Samir, our Israeli tour guide met us with a bus and we boarded for the drive to Aqaba where we would cross into Jordan. Luckily, we got to stop and have lunch at a great restaurant and Dad even bought a bottle of wine for the table to share. The food was good, the restrooms were clean and we were all fat and happy again. Back on the bus, we headed to the Jordanian crossing point. Once there we had to repeat the procedure from Egypt all over again. The difference was that the Israeli’s are very strict and non-smiling. We went through security again, then an even longer walk, dragging our luggage and tails behind us, to the Jordanian border where we were “stamped in”. My passport has 2 stamps from Egypt, 4 from Israel and 2 from Jordan.


Jordan - "In"

Jordan - "Out"

Israel - "In", "Out", "In", "Out"

Once again tired and dusty, we were greeted by our Jordanian guide, Zaid. We boarded the bus, luggage was loaded and off we went toward Petra.

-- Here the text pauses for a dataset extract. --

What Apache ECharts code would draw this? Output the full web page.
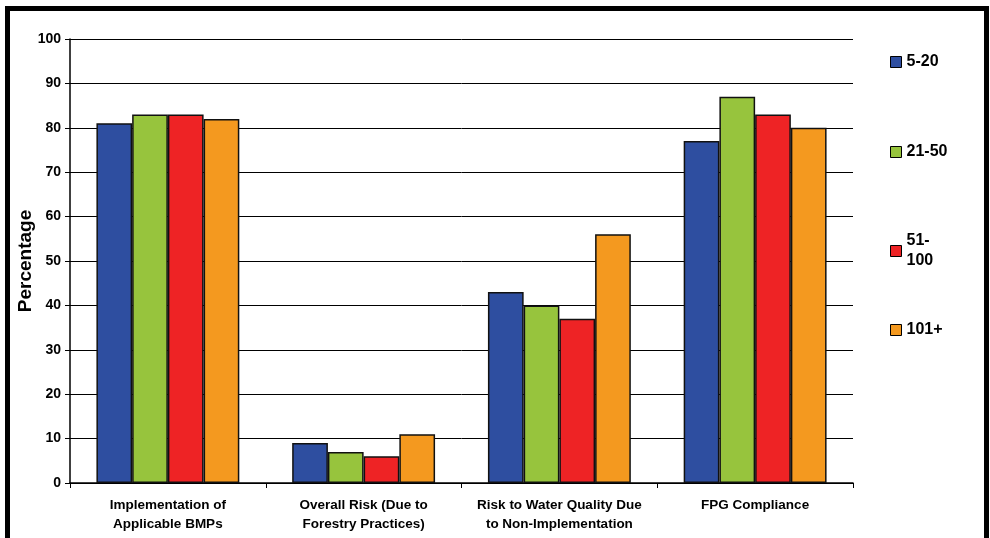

By the way, we were provided bottled water on all three of our tour buses. In Egypt it was $1 American for 2 bottles of water, in Jordan it was free and in Israel it was $1 American per 1 bottle of water. The Jordanians even gave each person on the bus a gift wrapped box of cookies. Those cookies were wonderful and l decided to save mine and bring them home to Daniel because he really loves cookies!